EXERCISE PROMPT: Lift out, unaltered, the lines of the material below between the line holding "Generate a component" and the line holding "import * as", counting both.

DATA FOR THE TASK:

------

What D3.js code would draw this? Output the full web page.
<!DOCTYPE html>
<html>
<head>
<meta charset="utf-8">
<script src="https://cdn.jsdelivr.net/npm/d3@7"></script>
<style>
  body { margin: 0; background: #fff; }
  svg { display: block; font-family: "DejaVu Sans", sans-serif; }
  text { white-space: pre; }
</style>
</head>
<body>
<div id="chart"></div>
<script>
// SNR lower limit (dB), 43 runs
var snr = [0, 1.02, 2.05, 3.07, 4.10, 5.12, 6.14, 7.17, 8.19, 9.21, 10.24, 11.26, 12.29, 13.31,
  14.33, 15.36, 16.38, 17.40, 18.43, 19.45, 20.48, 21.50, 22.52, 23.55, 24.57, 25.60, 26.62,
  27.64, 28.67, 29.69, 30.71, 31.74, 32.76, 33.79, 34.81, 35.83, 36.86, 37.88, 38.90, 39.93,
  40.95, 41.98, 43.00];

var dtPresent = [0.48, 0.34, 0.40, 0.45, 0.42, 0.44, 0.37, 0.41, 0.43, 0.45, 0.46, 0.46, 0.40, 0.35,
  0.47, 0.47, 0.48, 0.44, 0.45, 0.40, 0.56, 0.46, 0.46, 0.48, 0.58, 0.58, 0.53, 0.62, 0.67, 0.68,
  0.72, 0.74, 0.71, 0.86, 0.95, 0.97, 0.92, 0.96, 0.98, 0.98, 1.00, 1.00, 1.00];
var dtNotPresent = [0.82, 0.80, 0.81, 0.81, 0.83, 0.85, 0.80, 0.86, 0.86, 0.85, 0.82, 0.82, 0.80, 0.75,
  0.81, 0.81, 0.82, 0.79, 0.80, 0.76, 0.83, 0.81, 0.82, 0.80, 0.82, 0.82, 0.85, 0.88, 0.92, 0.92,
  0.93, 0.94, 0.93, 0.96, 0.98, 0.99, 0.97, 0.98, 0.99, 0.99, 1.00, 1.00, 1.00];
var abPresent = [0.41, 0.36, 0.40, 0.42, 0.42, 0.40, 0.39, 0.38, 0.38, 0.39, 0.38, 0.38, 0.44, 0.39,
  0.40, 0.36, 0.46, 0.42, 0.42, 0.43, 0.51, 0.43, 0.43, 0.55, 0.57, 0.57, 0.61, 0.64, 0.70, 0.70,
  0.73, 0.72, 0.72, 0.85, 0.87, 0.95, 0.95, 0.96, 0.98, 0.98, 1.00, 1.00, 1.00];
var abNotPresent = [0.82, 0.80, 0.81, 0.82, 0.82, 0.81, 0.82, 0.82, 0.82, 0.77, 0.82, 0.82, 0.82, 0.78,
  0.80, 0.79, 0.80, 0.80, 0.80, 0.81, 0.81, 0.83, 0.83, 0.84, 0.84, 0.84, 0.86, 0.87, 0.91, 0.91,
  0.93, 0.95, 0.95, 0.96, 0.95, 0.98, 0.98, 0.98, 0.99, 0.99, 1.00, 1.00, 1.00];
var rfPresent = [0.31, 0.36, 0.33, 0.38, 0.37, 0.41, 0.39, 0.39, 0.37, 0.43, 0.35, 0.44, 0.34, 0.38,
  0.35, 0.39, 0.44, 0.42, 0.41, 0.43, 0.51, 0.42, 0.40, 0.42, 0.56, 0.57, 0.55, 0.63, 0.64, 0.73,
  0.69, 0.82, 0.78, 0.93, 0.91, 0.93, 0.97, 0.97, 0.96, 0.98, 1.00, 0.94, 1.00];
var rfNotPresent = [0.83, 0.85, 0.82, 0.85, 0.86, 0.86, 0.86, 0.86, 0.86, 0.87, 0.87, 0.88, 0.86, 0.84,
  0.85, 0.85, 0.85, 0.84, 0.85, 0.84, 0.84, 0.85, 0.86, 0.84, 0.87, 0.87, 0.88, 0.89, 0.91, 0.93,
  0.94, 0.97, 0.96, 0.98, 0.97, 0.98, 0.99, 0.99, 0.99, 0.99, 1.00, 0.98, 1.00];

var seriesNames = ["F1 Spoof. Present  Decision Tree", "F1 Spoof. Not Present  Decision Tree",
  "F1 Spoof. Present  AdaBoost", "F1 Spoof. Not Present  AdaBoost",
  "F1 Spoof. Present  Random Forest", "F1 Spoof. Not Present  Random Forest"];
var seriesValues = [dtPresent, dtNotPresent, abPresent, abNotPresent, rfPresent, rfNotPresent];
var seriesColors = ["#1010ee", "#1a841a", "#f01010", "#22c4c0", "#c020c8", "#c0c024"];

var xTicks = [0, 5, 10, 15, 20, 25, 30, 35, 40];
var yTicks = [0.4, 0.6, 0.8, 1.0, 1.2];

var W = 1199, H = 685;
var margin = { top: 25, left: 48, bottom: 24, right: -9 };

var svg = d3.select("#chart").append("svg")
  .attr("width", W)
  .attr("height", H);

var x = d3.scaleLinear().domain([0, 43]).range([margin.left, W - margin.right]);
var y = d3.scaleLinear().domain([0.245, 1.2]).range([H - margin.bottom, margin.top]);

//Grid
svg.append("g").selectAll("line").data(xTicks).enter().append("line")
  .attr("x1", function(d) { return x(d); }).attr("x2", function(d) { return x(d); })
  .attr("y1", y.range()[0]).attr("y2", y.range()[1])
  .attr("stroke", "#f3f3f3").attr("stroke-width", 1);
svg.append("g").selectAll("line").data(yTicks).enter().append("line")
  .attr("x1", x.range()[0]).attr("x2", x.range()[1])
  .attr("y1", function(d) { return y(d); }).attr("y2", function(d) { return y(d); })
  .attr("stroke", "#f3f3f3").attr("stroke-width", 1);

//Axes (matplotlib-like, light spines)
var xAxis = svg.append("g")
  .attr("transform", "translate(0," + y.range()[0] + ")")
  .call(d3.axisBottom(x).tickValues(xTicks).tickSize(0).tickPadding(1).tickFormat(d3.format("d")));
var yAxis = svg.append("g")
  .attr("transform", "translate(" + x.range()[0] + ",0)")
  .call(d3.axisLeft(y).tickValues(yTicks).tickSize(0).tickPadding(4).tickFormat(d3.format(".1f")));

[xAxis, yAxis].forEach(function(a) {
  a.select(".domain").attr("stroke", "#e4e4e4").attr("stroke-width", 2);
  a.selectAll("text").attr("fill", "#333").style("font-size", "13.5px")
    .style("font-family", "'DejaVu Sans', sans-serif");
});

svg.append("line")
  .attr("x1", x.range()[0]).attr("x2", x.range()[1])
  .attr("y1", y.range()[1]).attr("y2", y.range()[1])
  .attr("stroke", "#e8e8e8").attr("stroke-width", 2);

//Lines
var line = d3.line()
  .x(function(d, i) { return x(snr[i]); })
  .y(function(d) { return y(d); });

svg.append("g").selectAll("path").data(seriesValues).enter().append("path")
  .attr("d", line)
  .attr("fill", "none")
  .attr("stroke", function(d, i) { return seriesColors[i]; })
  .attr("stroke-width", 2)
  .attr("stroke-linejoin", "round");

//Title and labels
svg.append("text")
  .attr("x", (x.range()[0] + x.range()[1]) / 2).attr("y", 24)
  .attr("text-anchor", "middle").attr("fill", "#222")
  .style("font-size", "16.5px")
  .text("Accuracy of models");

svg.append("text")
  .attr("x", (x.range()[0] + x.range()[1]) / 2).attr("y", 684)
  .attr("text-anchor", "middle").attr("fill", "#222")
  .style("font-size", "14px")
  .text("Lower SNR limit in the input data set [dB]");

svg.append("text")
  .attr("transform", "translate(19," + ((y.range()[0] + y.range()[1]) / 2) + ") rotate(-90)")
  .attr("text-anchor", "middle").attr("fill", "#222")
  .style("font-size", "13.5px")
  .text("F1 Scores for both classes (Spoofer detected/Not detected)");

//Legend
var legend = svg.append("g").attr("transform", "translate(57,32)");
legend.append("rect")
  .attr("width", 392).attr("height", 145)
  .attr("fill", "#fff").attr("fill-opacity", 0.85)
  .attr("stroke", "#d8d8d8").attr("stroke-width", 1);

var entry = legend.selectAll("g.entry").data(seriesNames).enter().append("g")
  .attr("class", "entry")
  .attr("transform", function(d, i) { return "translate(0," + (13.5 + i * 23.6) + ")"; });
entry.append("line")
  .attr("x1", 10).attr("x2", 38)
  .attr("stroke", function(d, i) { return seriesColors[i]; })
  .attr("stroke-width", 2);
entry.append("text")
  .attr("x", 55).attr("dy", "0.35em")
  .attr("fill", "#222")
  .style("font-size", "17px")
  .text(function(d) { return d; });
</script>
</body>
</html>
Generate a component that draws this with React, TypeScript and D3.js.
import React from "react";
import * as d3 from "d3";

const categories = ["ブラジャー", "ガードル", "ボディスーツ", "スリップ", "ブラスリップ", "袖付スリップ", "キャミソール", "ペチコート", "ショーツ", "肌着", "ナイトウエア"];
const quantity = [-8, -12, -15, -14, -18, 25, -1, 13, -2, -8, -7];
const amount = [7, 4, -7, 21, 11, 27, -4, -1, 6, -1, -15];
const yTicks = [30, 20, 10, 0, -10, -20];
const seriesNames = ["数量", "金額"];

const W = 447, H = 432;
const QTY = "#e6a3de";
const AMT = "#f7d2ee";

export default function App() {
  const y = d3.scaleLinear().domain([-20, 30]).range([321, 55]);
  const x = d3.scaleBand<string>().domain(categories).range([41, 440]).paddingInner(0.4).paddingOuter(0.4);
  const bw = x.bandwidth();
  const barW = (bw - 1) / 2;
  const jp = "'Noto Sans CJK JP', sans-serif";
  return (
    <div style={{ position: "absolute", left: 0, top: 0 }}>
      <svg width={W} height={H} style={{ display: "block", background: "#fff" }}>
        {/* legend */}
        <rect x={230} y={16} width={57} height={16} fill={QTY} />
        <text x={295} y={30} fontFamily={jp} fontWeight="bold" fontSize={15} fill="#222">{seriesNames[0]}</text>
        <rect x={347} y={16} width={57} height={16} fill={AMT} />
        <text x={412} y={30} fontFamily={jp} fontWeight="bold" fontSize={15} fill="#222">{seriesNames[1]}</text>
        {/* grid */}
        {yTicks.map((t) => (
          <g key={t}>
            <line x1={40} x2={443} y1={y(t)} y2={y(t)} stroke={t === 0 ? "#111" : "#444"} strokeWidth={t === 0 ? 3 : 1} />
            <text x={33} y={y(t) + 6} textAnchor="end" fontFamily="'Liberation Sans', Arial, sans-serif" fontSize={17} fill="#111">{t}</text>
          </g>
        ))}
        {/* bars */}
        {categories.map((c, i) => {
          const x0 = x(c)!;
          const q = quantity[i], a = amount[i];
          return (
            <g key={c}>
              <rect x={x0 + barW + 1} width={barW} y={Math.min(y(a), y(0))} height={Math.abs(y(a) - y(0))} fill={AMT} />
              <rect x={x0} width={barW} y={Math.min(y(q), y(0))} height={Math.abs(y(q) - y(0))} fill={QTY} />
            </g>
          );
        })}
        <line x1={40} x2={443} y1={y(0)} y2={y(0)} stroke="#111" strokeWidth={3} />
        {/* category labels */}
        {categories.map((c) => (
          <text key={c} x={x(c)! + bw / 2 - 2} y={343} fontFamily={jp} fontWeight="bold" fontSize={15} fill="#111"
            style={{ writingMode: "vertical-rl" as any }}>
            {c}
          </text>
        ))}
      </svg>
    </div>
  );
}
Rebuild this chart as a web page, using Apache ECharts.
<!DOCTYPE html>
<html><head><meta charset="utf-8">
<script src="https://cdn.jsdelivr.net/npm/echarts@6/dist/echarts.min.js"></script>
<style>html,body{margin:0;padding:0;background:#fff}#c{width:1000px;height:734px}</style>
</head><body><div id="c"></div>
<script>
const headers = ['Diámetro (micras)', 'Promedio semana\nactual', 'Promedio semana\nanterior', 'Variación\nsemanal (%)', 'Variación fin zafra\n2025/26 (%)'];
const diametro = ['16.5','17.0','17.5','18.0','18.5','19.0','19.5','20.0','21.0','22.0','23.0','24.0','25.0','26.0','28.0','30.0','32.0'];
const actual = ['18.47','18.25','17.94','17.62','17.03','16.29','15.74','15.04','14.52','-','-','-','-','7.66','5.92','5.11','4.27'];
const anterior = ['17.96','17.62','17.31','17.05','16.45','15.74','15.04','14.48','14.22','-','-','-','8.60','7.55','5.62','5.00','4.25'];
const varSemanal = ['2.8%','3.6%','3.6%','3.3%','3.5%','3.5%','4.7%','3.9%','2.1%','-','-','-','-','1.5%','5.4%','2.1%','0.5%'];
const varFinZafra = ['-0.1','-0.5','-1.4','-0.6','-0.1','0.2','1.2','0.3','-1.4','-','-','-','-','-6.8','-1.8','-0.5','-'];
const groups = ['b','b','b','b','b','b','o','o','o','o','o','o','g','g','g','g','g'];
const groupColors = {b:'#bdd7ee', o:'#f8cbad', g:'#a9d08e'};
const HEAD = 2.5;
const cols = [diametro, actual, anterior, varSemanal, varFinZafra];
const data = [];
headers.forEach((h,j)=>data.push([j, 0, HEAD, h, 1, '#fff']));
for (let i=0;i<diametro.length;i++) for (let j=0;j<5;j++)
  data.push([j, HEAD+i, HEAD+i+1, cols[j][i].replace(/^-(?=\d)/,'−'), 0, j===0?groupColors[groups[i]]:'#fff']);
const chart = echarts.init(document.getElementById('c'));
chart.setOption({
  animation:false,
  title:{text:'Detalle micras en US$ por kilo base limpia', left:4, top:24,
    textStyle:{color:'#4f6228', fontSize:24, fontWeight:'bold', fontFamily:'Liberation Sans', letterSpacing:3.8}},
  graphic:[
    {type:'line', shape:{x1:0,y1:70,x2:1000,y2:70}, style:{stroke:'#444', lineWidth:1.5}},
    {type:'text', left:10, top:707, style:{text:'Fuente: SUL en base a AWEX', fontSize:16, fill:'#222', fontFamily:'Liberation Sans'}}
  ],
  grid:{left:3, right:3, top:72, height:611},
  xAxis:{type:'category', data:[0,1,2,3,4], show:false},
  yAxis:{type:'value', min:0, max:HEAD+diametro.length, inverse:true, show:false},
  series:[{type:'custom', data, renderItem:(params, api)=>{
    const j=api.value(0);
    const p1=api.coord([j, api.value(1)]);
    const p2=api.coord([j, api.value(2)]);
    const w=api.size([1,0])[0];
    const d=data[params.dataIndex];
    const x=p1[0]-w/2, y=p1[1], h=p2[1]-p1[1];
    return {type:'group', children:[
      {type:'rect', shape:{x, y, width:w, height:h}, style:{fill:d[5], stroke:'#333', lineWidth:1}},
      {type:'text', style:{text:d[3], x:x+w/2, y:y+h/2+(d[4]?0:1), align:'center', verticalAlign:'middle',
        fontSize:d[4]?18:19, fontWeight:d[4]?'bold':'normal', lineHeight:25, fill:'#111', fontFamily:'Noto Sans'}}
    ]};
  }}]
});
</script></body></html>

------

OUTPUT:
Generate a component that draws this with React, TypeScript and D3.js.
import React from "react";
import * as d3 from "d3";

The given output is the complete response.